YOUR INSTRUCTIONS —
Starting at the line containing "Clone this chart in matplotlib.", copy each line exactly, ending with the line containing "plt.rcParams['font.family'] = ['Liberation". Leave out everything else.

GIVEN ENTRIES —
• • • • • • •

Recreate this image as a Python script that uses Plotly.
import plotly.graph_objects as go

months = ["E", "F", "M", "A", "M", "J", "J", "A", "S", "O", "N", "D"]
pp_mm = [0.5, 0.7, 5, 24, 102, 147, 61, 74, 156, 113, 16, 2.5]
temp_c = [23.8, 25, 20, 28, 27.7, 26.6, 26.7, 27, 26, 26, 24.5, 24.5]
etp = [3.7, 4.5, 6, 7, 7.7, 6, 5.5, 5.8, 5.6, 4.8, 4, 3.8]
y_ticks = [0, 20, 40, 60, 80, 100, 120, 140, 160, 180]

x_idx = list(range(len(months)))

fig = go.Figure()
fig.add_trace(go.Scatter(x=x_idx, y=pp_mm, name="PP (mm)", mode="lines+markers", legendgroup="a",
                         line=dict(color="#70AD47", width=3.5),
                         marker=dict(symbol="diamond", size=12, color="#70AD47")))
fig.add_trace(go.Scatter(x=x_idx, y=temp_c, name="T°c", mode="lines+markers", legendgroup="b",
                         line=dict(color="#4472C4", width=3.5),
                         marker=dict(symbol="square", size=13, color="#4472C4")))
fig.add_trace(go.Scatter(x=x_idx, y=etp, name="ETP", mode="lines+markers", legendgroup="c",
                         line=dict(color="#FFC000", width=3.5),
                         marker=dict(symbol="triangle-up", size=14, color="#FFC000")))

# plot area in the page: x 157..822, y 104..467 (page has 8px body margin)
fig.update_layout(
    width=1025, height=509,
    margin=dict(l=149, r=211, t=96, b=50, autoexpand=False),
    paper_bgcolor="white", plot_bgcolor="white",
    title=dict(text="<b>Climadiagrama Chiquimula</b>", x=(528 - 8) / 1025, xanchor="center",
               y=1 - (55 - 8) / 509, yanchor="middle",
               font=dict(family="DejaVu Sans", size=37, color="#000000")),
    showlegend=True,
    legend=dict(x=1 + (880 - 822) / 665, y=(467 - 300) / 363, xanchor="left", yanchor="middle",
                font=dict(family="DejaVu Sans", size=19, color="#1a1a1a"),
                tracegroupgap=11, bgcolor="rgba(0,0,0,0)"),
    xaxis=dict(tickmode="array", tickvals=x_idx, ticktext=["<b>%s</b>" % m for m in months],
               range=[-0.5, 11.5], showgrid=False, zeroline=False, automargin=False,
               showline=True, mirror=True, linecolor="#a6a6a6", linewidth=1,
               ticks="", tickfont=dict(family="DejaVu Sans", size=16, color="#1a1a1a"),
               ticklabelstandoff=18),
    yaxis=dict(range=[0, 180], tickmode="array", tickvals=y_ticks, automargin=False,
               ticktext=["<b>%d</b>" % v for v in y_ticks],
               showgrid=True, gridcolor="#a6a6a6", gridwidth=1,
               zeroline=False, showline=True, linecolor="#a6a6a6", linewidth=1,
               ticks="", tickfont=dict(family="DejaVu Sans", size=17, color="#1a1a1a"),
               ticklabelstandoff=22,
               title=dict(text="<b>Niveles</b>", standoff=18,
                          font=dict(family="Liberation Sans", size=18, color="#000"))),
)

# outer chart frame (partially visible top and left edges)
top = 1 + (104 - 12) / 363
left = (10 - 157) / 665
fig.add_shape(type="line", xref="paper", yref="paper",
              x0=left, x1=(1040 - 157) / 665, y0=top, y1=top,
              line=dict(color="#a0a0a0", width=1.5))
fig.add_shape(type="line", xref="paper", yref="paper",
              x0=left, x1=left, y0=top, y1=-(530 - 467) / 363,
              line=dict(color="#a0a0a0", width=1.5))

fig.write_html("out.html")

• • • • • • •

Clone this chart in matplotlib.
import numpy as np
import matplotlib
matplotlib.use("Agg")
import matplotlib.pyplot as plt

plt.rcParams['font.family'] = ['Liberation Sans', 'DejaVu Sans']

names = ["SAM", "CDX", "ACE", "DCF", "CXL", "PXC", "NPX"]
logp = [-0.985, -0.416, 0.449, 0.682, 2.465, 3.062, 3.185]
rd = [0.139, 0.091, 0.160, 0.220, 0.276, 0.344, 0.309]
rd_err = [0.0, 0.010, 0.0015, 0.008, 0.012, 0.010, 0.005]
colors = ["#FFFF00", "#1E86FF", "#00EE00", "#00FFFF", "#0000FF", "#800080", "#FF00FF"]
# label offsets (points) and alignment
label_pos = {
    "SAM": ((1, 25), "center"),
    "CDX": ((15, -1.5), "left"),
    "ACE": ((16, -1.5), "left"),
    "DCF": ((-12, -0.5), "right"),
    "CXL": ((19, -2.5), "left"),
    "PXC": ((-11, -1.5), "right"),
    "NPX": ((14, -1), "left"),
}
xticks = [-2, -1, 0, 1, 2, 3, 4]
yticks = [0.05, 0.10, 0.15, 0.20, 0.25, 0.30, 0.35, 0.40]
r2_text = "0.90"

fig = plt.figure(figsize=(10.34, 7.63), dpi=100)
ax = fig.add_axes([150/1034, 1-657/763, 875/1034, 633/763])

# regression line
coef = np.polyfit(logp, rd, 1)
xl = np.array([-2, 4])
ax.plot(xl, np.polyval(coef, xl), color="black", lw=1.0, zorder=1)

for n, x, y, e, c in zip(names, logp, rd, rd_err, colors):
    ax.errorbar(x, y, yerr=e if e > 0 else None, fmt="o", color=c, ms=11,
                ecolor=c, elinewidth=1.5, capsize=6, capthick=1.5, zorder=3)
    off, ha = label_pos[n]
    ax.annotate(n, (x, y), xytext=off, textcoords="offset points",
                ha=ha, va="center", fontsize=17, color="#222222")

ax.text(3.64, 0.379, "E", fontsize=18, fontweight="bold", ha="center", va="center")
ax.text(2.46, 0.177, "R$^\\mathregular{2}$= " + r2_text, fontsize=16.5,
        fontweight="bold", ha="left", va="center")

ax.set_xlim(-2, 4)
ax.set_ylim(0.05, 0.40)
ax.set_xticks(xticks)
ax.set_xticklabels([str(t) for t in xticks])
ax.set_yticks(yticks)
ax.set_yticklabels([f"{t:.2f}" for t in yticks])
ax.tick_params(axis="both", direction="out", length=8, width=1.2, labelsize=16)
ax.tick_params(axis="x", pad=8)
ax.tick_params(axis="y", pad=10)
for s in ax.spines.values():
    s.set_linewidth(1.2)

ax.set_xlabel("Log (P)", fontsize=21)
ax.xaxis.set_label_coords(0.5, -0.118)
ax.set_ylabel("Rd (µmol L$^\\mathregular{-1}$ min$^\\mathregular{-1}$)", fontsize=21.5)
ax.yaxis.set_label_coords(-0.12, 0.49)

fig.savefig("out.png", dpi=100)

• • • • • • •

EXERCISE ANSWER —
Clone this chart in matplotlib.
import numpy as np
import matplotlib
matplotlib.use("Agg")
import matplotlib.pyplot as plt

plt.rcParams['font.family'] = ['Liberation Sans', 'DejaVu Sans']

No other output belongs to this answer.